Business Development: Attitudes to Different Pricing Models
Our client serves the industrial marketplace for engineering and manufacturing goods, having one central catalogue that defines the basic product range. Though this range runs to many tens of thousands of products, customers’ needs are fulfilled through a combination of mail order, local stocking branches and a direct sales force who visit larger accounts. Through this variety of channels, our client aligns with many different competitors who use diverse pricing platforms for their markets. As part of our client’s strategic business development, they wished to move towards volume based pricing as the standard for their business. However, to do so would be at odds with the catalogue offering.
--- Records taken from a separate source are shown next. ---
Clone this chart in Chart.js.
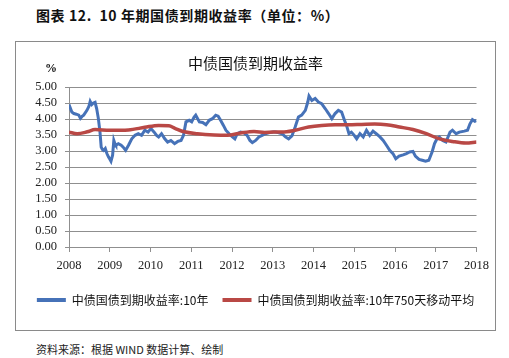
<!DOCTYPE html>
<html>
<head>
<meta charset="utf-8">
<script src="https://cdn.jsdelivr.net/npm/chart.js@4"></script>
<style>
  html, body { margin:0; padding:0; background:#fff; }
  body { width:509px; height:358px; position:relative; overflow:hidden; font-family:"Noto Sans CJK SC", sans-serif; }
  #pageTitle { position:absolute; left:36px; top:5px; font-size:14px; font-weight:bold; color:#111; white-space:nowrap; letter-spacing:0.6px; }
  #box { position:absolute; left:15px; top:41px; width:479px; height:288px; border:1px solid #8a8a8a; }
  #chartTitle { position:absolute; left:0; width:479px; top:10px; text-align:center; font-size:15px; color:#111; }
  #pct { position:absolute; left:29px; top:19px; font-size:12px; font-weight:bold; color:#111; font-family:"Liberation Serif", serif; }
  #source { position:absolute; left:36px; top:341px; font-size:11px; color:#222; white-space:nowrap; }
  canvas { position:absolute; left:0; top:0; }
</style>
</head>
<body>
<div id="pageTitle">图表 12.&nbsp; 10 年期国债到期收益率（单位：%）</div>
<div id="box">
  <canvas id="c" width="479" height="288"></canvas>
  <div id="chartTitle">中债国债到期收益率</div>
  <div id="pct">%</div>
</div>
<div id="source">资料来源：根据 WIND 数据计算、绘制</div>
<script>
// ---- data ----
const seriesNames = ['中债国债到期收益率:10年', '中债国债到期收益率:10年750天移动平均'];
const yearTicks = [2008, 2009, 2010, 2011, 2012, 2013, 2014, 2015, 2016, 2017, 2018];
const yieldTicks = [0, 0.5, 1, 1.5, 2, 2.5, 3, 3.5, 4, 4.5, 5];

const yieldDates = [
  2008.00,2008.03,2008.07,2008.12,2008.18,2008.24,2008.28,2008.32,2008.36,2008.44,2008.49,2008.52,2008.56,2008.60,2008.64,2008.68,2008.72,2008.76,2008.79,2008.82,2008.85,2008.89,2008.93,2008.97,
  2009.00,2009.03,2009.07,2009.10,2009.13,2009.15,2009.21,2009.28,2009.33,2009.39,2009.46,2009.54,2009.62,2009.70,2009.78,2009.86,2009.94,
  2010.01,2010.09,2010.15,2010.20,2010.27,2010.35,2010.42,2010.50,2010.59,2010.67,2010.75,2010.81,2010.87,2010.95,
  2011.01,2011.07,2011.11,2011.20,2011.28,2011.36,2011.44,2011.52,2011.60,2011.66,2011.72,2011.79,2011.85,2011.93,
  2012.01,2012.07,2012.13,2012.21,2012.29,2012.37,2012.44,2012.50,2012.58,2012.66,2012.74,2012.82,2012.90,
  2013.01,2013.07,2013.15,2013.23,2013.31,2013.39,2013.47,2013.55,2013.63,2013.71,2013.80,2013.86,2013.89,2013.96,
  2014.04,2014.12,2014.20,2014.29,2014.37,2014.45,2014.53,2014.61,2014.69,2014.76,2014.81,2014.87,2014.93,
  2015.00,2015.06,2015.14,2015.22,2015.30,2015.38,2015.46,2015.54,2015.63,2015.71,2015.79,2015.87,2015.95,
  2016.02,2016.10,2016.20,2016.28,2016.36,2016.44,2016.50,2016.59,2016.67,2016.75,2016.83,2016.91,2016.97,
  2017.03,2017.09,2017.17,2017.25,2017.35,2017.41,2017.50,2017.58,2017.70,2017.78,2017.84,2017.90,2017.96,2018.00
];
const yieldValues = [
  4.45,4.35,4.22,4.17,4.15,4.12,4.02,4.08,4.12,4.27,4.40,4.55,4.45,4.50,4.52,4.32,4.02,3.60,3.12,3.05,3.02,3.08,2.92,2.81,
  2.75,2.68,2.87,3.33,3.22,3.18,3.23,3.18,3.12,3.02,3.18,3.38,3.49,3.54,3.49,3.65,3.59,
  3.70,3.59,3.49,3.44,3.54,3.38,3.28,3.33,3.23,3.30,3.33,3.49,3.91,3.96,
  3.91,4.06,4.12,3.91,3.89,3.82,3.96,4.01,4.12,4.09,3.96,3.80,3.65,3.54,
  3.44,3.38,3.54,3.59,3.57,3.49,3.33,3.26,3.33,3.44,3.49,3.54,3.57,
  3.59,3.59,3.57,3.54,3.44,3.38,3.47,3.75,4.06,4.12,4.27,4.53,4.72,4.58,
  4.64,4.53,4.48,4.32,4.17,4.01,4.17,4.27,4.22,3.96,3.80,3.54,3.59,
  3.49,3.38,3.54,3.44,3.65,3.49,3.62,3.54,3.44,3.33,3.18,3.02,2.92,
  2.76,2.84,2.88,2.92,2.97,2.99,2.84,2.74,2.71,2.68,2.71,2.97,3.23,
  3.38,3.44,3.33,3.28,3.59,3.65,3.54,3.59,3.62,3.65,3.85,3.98,3.93,3.95
];

const maDates = [
  2008.00,2008.20,2008.45,2008.64,2009.00,2009.46,2009.86,2010.20,2010.45,2010.60,2010.83,2011.15,2011.56,2011.89,
  2012.21,2012.54,2012.80,2013.02,2013.23,2013.55,2013.88,2014.20,2014.53,2014.85,2015.18,2015.50,2015.79,
  2016.11,2016.44,2016.77,2017.09,2017.41,2017.74,2018.00
];
const maValues = [
  3.59,3.54,3.60,3.67,3.65,3.66,3.74,3.80,3.79,3.71,3.60,3.54,3.50,3.49,
  3.56,3.61,3.58,3.59,3.59,3.65,3.75,3.80,3.82,3.82,3.83,3.84,3.82,
  3.75,3.67,3.54,3.38,3.30,3.25,3.28
];

const BLUE = '#4672B8';
const RED = '#B94845';
const GRID = '#8f8f8f';

const toPoints = (xs, ys) => xs.map((x, i) => ({ x: x, y: ys[i] }));

new Chart(document.getElementById('c'), {
  type: 'line',
  data: {
    datasets: [
      { label: seriesNames[0], data: toPoints(yieldDates, yieldValues), borderColor: BLUE, backgroundColor: BLUE,
        borderWidth: 3, pointRadius: 0, tension: 0, order: 1 },
      { label: seriesNames[1], data: toPoints(maDates, maValues), borderColor: RED, backgroundColor: RED,
        borderWidth: 3.5, pointRadius: 0, tension: 0.4, cubicInterpolationMode: 'monotone', order: 0 }
    ]
  },
  options: {
    responsive: false,
    animation: false,
    layout: { padding: { left: 0, right: 0, top: 45, bottom: 14 } },
    plugins: {
      title: { display: false },
      tooltip: { enabled: false },
      legend: {
        display: true,
        position: 'bottom',
        labels: {
          boxWidth: 29, boxHeight: 4, padding: 14,
          color: '#111',
          font: { family: '"Noto Sans CJK SC", sans-serif', size: 12 },
          sort: (a, b) => a.datasetIndex - b.datasetIndex,
          generateLabels: (chart) => {
            const items = Chart.defaults.plugins.legend.labels.generateLabels(chart);
            items.forEach(it => { it.lineWidth = 0; });
            return items;
          }
        }
      }
    },
    scales: {
      x: {
        type: 'linear', min: yearTicks[0], max: yearTicks[yearTicks.length - 1],
        afterBuildTicks: (s) => { s.ticks = yearTicks.map(v => ({ value: v })); },
        afterFit: (s) => { s.height = 33; },
        border: { display: true, color: GRID, width: 1 },
        grid: { display: true, drawOnChartArea: false, drawTicks: true, tickLength: 5, color: GRID },
        ticks: { color: '#222', padding: 6, maxRotation: 0, autoSkip: false,
          font: { family: '"Liberation Serif", serif', size: 12.5 },
          callback: (v) => String(v) }
      },
      y: {
        min: 0, max: 5,
        afterBuildTicks: (s) => { s.ticks = yieldTicks.map(v => ({ value: v })); },
        afterFit: (s) => { s.width = 53; },
        border: { display: true, color: GRID, width: 1 },
        grid: { color: GRID, lineWidth: 1, drawTicks: true, tickLength: 4 },
        ticks: { color: '#222', padding: 8, autoSkip: false,
          font: { family: '"Liberation Serif", serif', size: 12.5, lineHeight: 1 },
          callback: (v) => Number(v).toFixed(2) }
      },
      yRightSpace: {
        type: 'linear', position: 'right', min: 0, max: 5,
        afterFit: (s) => { s.width = 16; },
        border: { display: false },
        grid: { display: false, drawTicks: false },
        ticks: { display: false }
      }
    }
  }
});
</script>
</body>
</html>
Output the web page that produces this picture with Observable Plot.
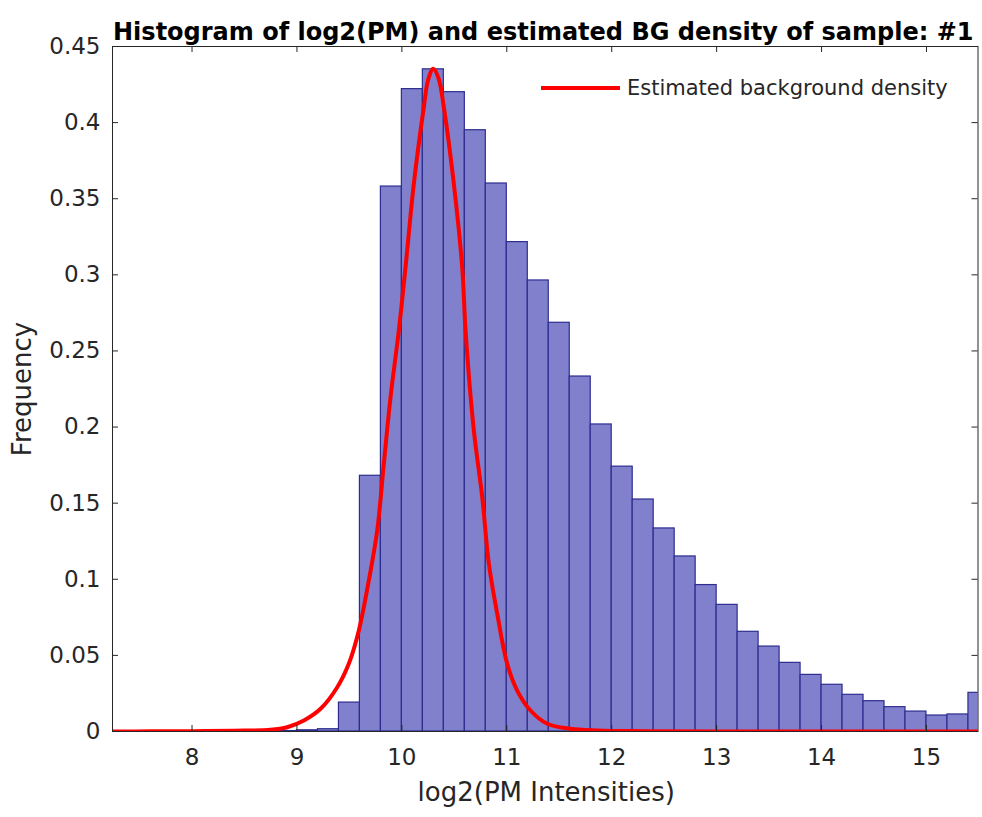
<!DOCTYPE html>
<html>
<head>
<meta charset="utf-8">
<script src="https://cdn.jsdelivr.net/npm/d3@7"></script>
<script src="https://cdn.jsdelivr.net/npm/@observablehq/plot@0.6"></script>
<style>
  html, body { margin: 0; padding: 0; background: #fff; }
  #wrap { position: relative; width: 982px; height: 817px; font-family: "DejaVu Sans", "Liberation Sans", Arial, sans-serif; }
  #legend { position: absolute; left: 541px; top: 76px; display: flex; align-items: center; color: #262626; font-size: 21px; }
  #legend .swatch { width: 79px; height: 4px; background: #ff0000; margin-right: 7px; }
</style>
</head>
<body>
<div id="wrap"><div id="legend"><div class="swatch"></div><span>Estimated background density</span></div></div>
<script>
// ---- data ----
const titleText = "Histogram of log2(PM) and estimated BG density of sample: #1";
const xLabel = "log2(PM Intensities)";
const yLabel = "Frequency";
const legendLabel = "Estimated background density";

const xTicks = [8, 9, 10, 11, 12, 13, 14, 15];
const yTicks = [0, 0.05, 0.1, 0.15, 0.2, 0.25, 0.3, 0.35, 0.4, 0.45];
const xDomain = [7.242, 15.491];
const yDomain = [0, 0.45];

const binWidth = 0.2;
const binStarts = [8.8, 9.0, 9.2, 9.4, 9.6, 9.8, 10.0, 10.2, 10.4, 10.6, 10.8, 11.0, 11.2, 11.4, 11.6, 11.8,
  12.0, 12.2, 12.4, 12.6, 12.8, 13.0, 13.2, 13.4, 13.6, 13.8, 14.0, 14.2, 14.4, 14.6, 14.8, 15.0, 15.2, 15.4];
const binFreq = [0.0003, 0.0008, 0.0015, 0.019, 0.168, 0.358, 0.422, 0.435, 0.420, 0.395, 0.360, 0.3215, 0.2963, 0.2685, 0.2332, 0.2017,
  0.174, 0.1524, 0.1334, 0.115, 0.0962, 0.0832, 0.0655, 0.0558, 0.0451, 0.0372, 0.0307, 0.0241, 0.0199, 0.016, 0.0131, 0.0105, 0.0112, 0.0254];

const curveX = [7.242, 7.6, 8.0, 8.4, 8.748, 8.907, 9.066, 9.225, 9.384, 9.494, 9.59, 9.685, 9.765, 9.828, 9.892, 9.971, 10.035, 10.114, 10.209, 10.25, 10.299,
  10.35, 10.4, 10.495, 10.575, 10.607, 10.686, 10.766, 10.829, 10.909, 11.004, 11.099, 11.226, 11.385, 11.607, 11.86, 12.3, 13.0, 14.0, 15.491];
const curveY = [0.0, 0.0001, 0.0002, 0.0005, 0.0011, 0.0028, 0.0072, 0.0149, 0.0291, 0.0445, 0.0664, 0.0992, 0.132, 0.1759, 0.2196, 0.2634, 0.305, 0.3598, 0.410, 0.428, 0.4354,
  0.429, 0.410, 0.3598, 0.305, 0.2634, 0.1977, 0.1539, 0.1102, 0.0773, 0.0445, 0.0269, 0.0138, 0.0051, 0.0018, 0.0007, 0.0002, 0.0, 0.0, 0.0];

// ---- tables built from the arrays ----
const bins = binStarts.map((lo, i) => ({lo, hi: lo + binWidth, freq: binFreq[i]}));
const curve = curveX.map((x, i) => ({x, y: curveY[i]}));

const W = 982, H = 817, mL = 112, mR = 4.5, mT = 46, mB = 86;
const plotW = W - mL - mR, plotH = H - mT - mB;
const ink = "#262626";
const tick = 6;
const font = '"DejaVu Sans", "Liberation Sans", Arial, sans-serif';

const chart = Plot.plot({
  width: W, height: H,
  marginLeft: mL, marginRight: mR, marginTop: mT, marginBottom: mB,
  style: {fontFamily: font, color: ink, background: "transparent", overflow: "visible"},
  x: {domain: xDomain},
  y: {domain: yDomain},
  marks: [
    Plot.rect(bins, {x1: "lo", x2: "hi", y1: 0, y2: "freq", fill: "#8080cc", stroke: "#2d2d90", strokeWidth: 1.2, clip: true}),
    Plot.line(curve, {x: "x", y: "y", stroke: "#ff0000", strokeWidth: 4, curve: "catmull-rom", clip: true}),
    Plot.frame({stroke: ink, strokeWidth: 1}),
    Plot.tickX(xTicks, {x: d => d, insetTop: plotH - tick, stroke: ink}),
    Plot.tickX(xTicks, {x: d => d, insetBottom: plotH - tick, stroke: ink}),
    Plot.tickY(yTicks, {y: d => d, insetRight: plotW - tick, stroke: ink}),
    Plot.tickY(yTicks, {y: d => d, insetLeft: plotW - tick, stroke: ink}),
    Plot.axisX({ticks: xTicks, tickSize: 0, tickPadding: 17, fontSize: 23, label: null, tickFormat: d => String(d)}),
    Plot.axisY({ticks: yTicks, tickSize: 0, tickPadding: 12, fontSize: 23, label: null, tickFormat: d => String(d)}),
    Plot.text([titleText], {text: d => d, frameAnchor: "top", dx: -2, dy: -24, fontSize: 24, fontWeight: "bold", fill: "#000"}),
    Plot.text([xLabel], {text: d => d, frameAnchor: "bottom", dx: 1, dy: 69, fontSize: 26, fill: ink}),
    Plot.text([yLabel], {text: d => d, frameAnchor: "left", textAnchor: "middle", dx: -90, rotate: -90, fontSize: 26, fill: ink})
  ]
});
document.getElementById("wrap").prepend(chart);
document.querySelector("#legend span").textContent = legendLabel;
</script>
</body>
</html>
There is therefore an unqualified risk that customers might be lost in changing the price platform, and we were asked to aid the client’s business development through researching a way forward.
Market research needs:
To determine the elements of value that are perceived as important to different customer segments.
To understand the extent to which existing pricing structures are culturally embedded in customers’ mindsets.
To model the likely reaction from customers if our client were to move to volume discount based pricing.
This research was about understanding the issues that drive customers to form price perceptions of different suppliers. It was not about establishing price positions on a comparative basis across a variety of commodities. The nature of the research was therefore qualitative. Since the focus of this research was centred on customer perceptions of pricing, we chose to focus groups as the most appropriate means of understanding customers’ attitudes.
Price was not the first issue to be mentioned when talking about value. More important to customers were the honesty of their supplier and how much they trusted that supplier. This meant that our client could promote value without having to cut margins to a perilously low level – i.e. there was profit to be made through increasing value. However, trust is a vital part of any pricing model and evidence suggested that price comparisons were made infrequently. Our client would therefore have to proactively lead price movements with customers. Discounts were found to be poorly implemented by many suppliers, with a variety of different points of application, sometimes causing confusion. This meant that in changing price position, our client must be transparent and keep the basis simple.
Business development for our client was achieved by subtle changes to their pricing models and, through careful management, loyal customers were retained.